Irrespective of the well profile, whether it be horizontal, deviated, vertical, or any logical combination thereof, the wellbore trajectory must be mapped as precisely as possible to optimize harvesting of the hydrocarbon deposit. Historically, the path of a wellbore, or its “trajectory,” is determined by collecting a series of direction and inclination (“D&I”) measurements, such as inclination and azimuth, at discrete locations (“survey points”) along the wellbore path. From these angular measurements, in conjunction with the known length of the drill string, a theoretical model of the wellbore trajectory can be constructed. Azimuth and inclination may be measured by survey sensors positioned along the drill string. These measurements can be affected by inadvertent changes in the drill string or drilling environment. For example, the part of the string to which the sensors are attached may bend or “sag,” which can cause the borehole centerline to not necessarily point in the same direction as the centerline of the tool with the sensors.

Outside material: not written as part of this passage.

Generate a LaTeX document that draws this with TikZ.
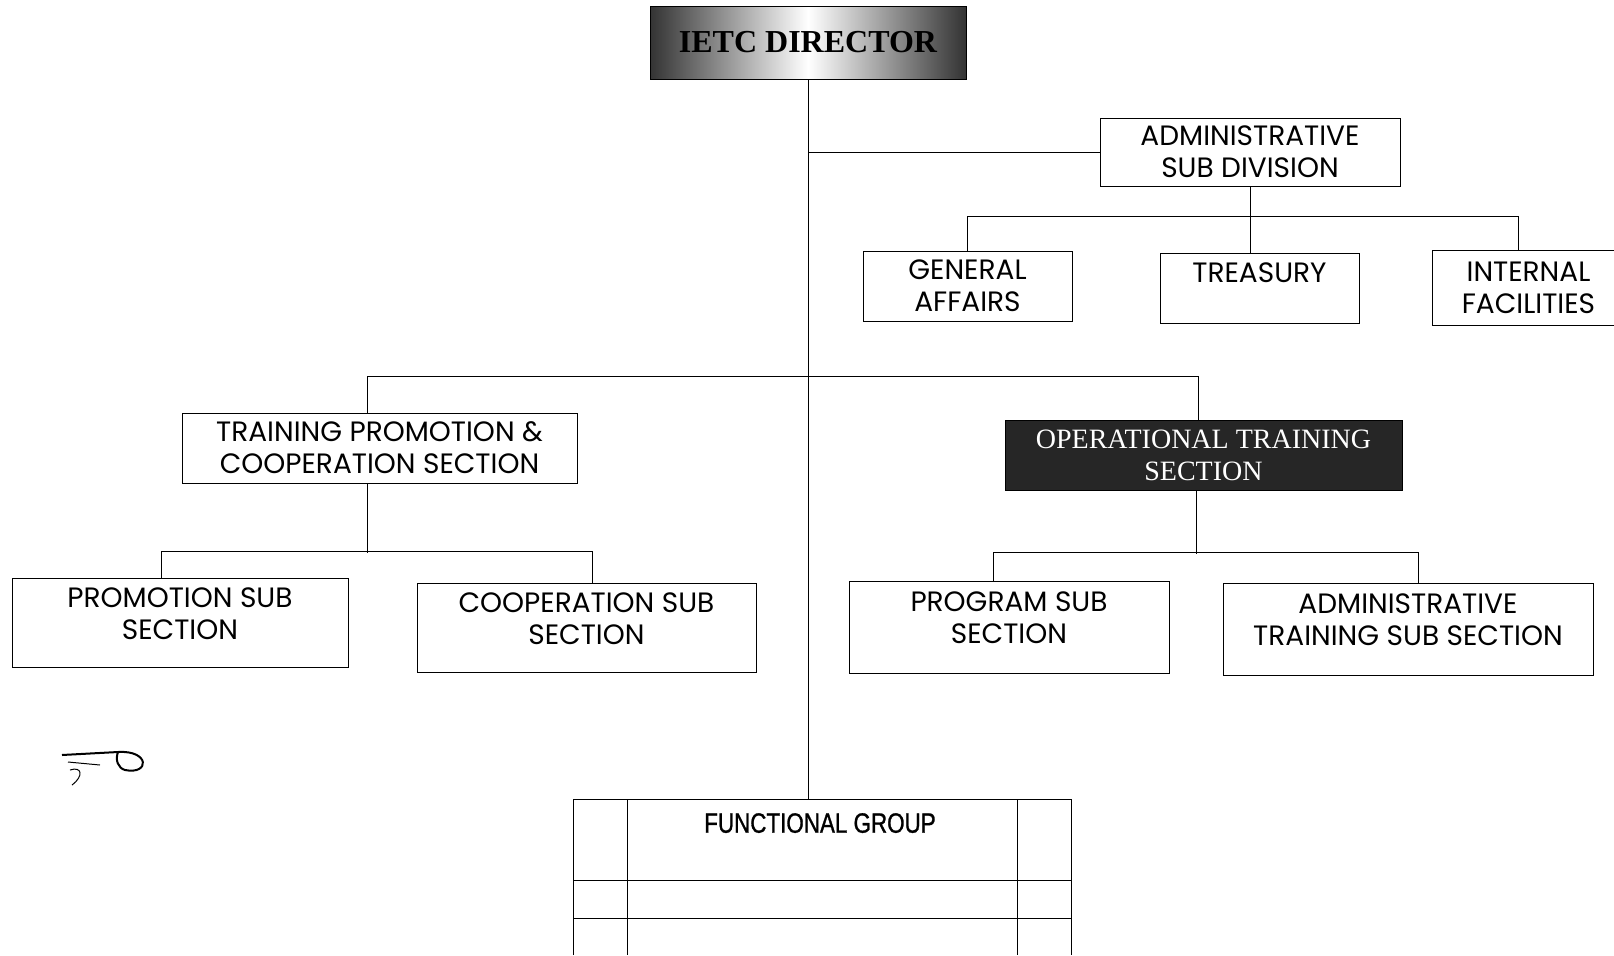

Current practices in the drilling industry is to determine borehole position curvature by calculating the curvature between survey points (stations) as measured by a down hole survey instrument. The method most commonly used to define a well trajectory is called the Minimum Curvature Method, which is described, for example, by S. J. Sawaryn and J. L. Thorogood, in “A Compendium of Directional Calculations Based on the Minimum Curvature Method,” SPE Annual Technical Conference and Exhibition, Denver, Colo., 5-8 Oct. (2003), which is incorporated herein by reference in its entirety. Using this methodology, the wellbore trajectory is represented by a series of tangent vectors that are connected by a circular arc. Collections of other points, lines and planes can be used to represent features, such as adjacent wells, lease lines, geological targets, and faults. The relationships between these objects have simple geometrical interpretations, making them amenable to mathematical treatment.

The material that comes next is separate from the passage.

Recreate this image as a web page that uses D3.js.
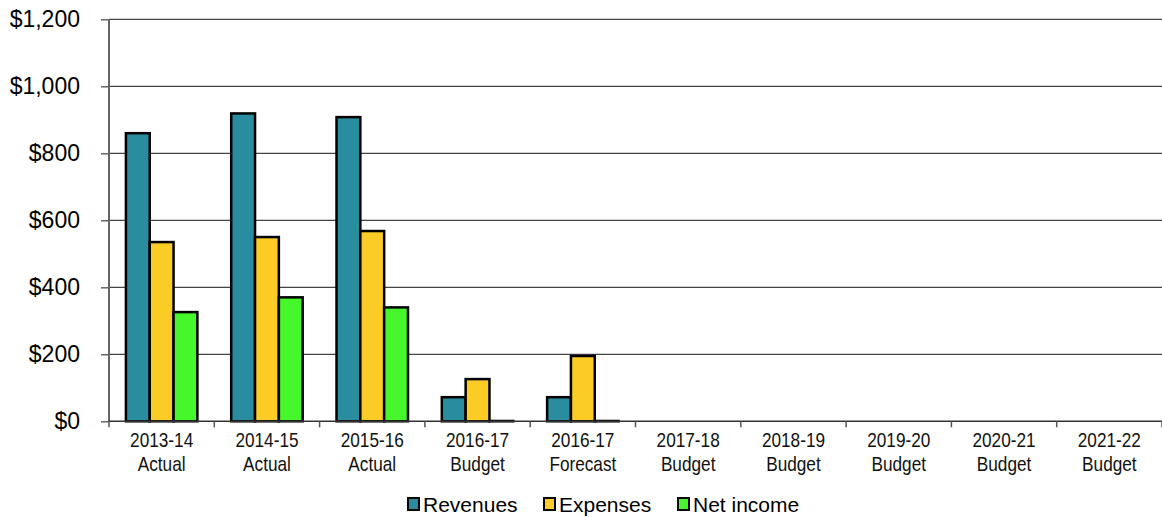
<!DOCTYPE html>
<html>
<head>
<meta charset="utf-8">
<script src="https://cdn.jsdelivr.net/npm/d3@7"></script>
<style>
  html, body { margin: 0; padding: 0; background: #fff; }
  svg { display: block; }
</style>
</head>
<body>
<svg id="chart" width="1162" height="517"></svg>
<script>
// Fiscal periods shown along the bottom (two-line labels)
const periods = ["2013-14", "2014-15", "2015-16", "2016-17", "2016-17", "2017-18", "2018-19", "2019-20", "2020-21", "2021-22"];
const periodKinds = ["Actual", "Actual", "Actual", "Budget", "Forecast", "Budget", "Budget", "Budget", "Budget", "Budget"];

// Values in $ (thousands); null = nothing reported
const revenues = [860, 919, 908, 72, 72, null, null, null, null, null];
const expenses = [535, 550, 568, 126, 195, null, null, null, null, null];
const netIncome = [326, 370, 340, 1, 1, null, null, null, null, null];

const seriesNames = ["Revenues", "Expenses", "Net income"];
const seriesColors = ["#2a8c9f", "#fbcb26", "#45f72b"];
const yTicks = [0, 200, 400, 600, 800, 1000, 1200];

const seriesValues = [revenues, expenses, netIncome];

const svg = d3.select("#chart");
const plotLeft = 109, plotRight = 1162, plotTop = 19.3, plotBottom = 421.3;

const x = d3.scaleBand()
  .domain(d3.range(periods.length))
  .range([plotLeft, plotRight])
  .padding(0);

const xs = d3.scaleBand()
  .domain(d3.range(seriesNames.length))
  .range([0, x.bandwidth()])
  .paddingInner(0)
  .paddingOuter(0.71);

const y = d3.scaleLinear().domain([0, 1200]).range([plotBottom, plotTop]);

// Horizontal gridlines
svg.append("g")
  .selectAll("line")
  .data(yTicks.filter(d => d > 0))
  .join("line")
  .attr("x1", plotLeft).attr("x2", plotRight)
  .attr("y1", d => y(d)).attr("y2", d => y(d))
  .attr("stroke", "#444").attr("stroke-width", 1.3);

// Left axis: ticks + labels
const yAxis = d3.axisLeft(y)
  .tickValues(yTicks)
  .tickSize(8)
  .tickPadding(21)
  .tickFormat(d => "$" + d3.format(",")(d));
const gy = svg.append("g").attr("transform", `translate(${plotLeft},0)`).call(yAxis);
gy.select(".domain").remove();
gy.selectAll(".tick line").attr("stroke", "#666").attr("stroke-width", 1.5);
gy.selectAll(".tick text")
  .attr("font-family", "'Liberation Sans', Arial, sans-serif")
  .attr("font-size", 23)
  .attr("fill", "#000");

// Bars
const groups = svg.append("g")
  .selectAll("g")
  .data(periods.map((p, i) => i))
  .join("g")
  .attr("transform", i => `translate(${x(i)},0)`);

groups.selectAll("rect")
  .data(i => seriesValues.map((vals, s) => ({ s, v: vals[i] })).filter(d => d.v != null))
  .join("rect")
  .attr("x", d => xs(d.s))
  .attr("width", xs.bandwidth())
  .attr("y", d => y(d.v))
  .attr("height", d => y(0) - y(d.v))
  .attr("fill", d => seriesColors[d.s])
  .attr("stroke", "#000")
  .attr("stroke-width", 2.5);

// Y axis line
svg.append("line")
  .attr("x1", plotLeft).attr("x2", plotLeft)
  .attr("y1", plotTop).attr("y2", plotBottom)
  .attr("stroke", "#666").attr("stroke-width", 2);

// Baseline and category boundary ticks
svg.append("line")
  .attr("x1", plotLeft).attr("x2", plotRight)
  .attr("y1", y(0)).attr("y2", y(0))
  .attr("stroke", "#333").attr("stroke-width", 1.6);

svg.append("g")
  .selectAll("line")
  .data(d3.range(periods.length + 1))
  .join("line")
  .attr("x1", i => plotLeft + i * x.step()).attr("x2", i => plotLeft + i * x.step())
  .attr("y1", y(0)).attr("y2", y(0) + 6)
  .attr("stroke", "#555").attr("stroke-width", 1.5);

// Category labels, set in a condensed face
const labels = svg.append("g")
  .selectAll("text")
  .data(periods.map((p, i) => i))
  .join("text")
  .attr("transform", i => `translate(${x(i) + x.bandwidth() / 2},0) scale(0.82,1)`)
  .attr("text-anchor", "middle")
  .attr("font-family", "'Liberation Sans', Arial, sans-serif")
  .attr("font-size", 21)
  .attr("fill", "#111");
labels.append("tspan")
  .attr("x", 0)
  .attr("y", 446.7)
  .text(i => periods[i]);
labels.append("tspan")
  .attr("x", 0)
  .attr("y", 470.7)
  .text(i => periodKinds[i]);

// Legend
const legendX = [407, 543, 677];
const legend = svg.append("g")
  .selectAll("g")
  .data(seriesNames.map((n, i) => i))
  .join("g")
  .attr("transform", i => `translate(${legendX[i]},0)`);
legend.append("rect")
  .attr("x", 1).attr("y", 498)
  .attr("width", 11).attr("height", 12)
  .attr("fill", i => seriesColors[i])
  .attr("stroke", "#000").attr("stroke-width", 2);
legend.append("text")
  .attr("x", 16).attr("y", 511.5)
  .attr("font-family", "'Liberation Sans', Arial, sans-serif")
  .attr("font-size", 21)
  .attr("fill", "#000")
  .text(i => seriesNames[i]);
</script>
</body>
</html>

An accurate borehole position is important in determining the separation from other wells, the delineation of oil and gas fields, and calculation of the volumes of petroleum in a reservoir. During an actual drilling operation, the path taken by the drilling tools is not along a single constant curve but rather consists of a series of curves of varying degree. Variations in the wellbore trajectory between the survey points are not taken into consideration in the Minimum Curvature Method when calculating the wellbore position. As such, the current methods commonly used to define a well trajectory do not provide the most accurate borehole position and curvature. In addition, the misalignment of the drilling tools within the complex borehole shape is not taken into account when correcting misalignment of the measurements taken at the survey stations. Current practices typically correct for borehole misalignment based on minimum curvature borehole shape. Such practices are unsatisfactory to offset borehole misalignment.
There is therefore a need to better determine the path of the wellbore between the survey stations and too more accurately calculate the wellbore position.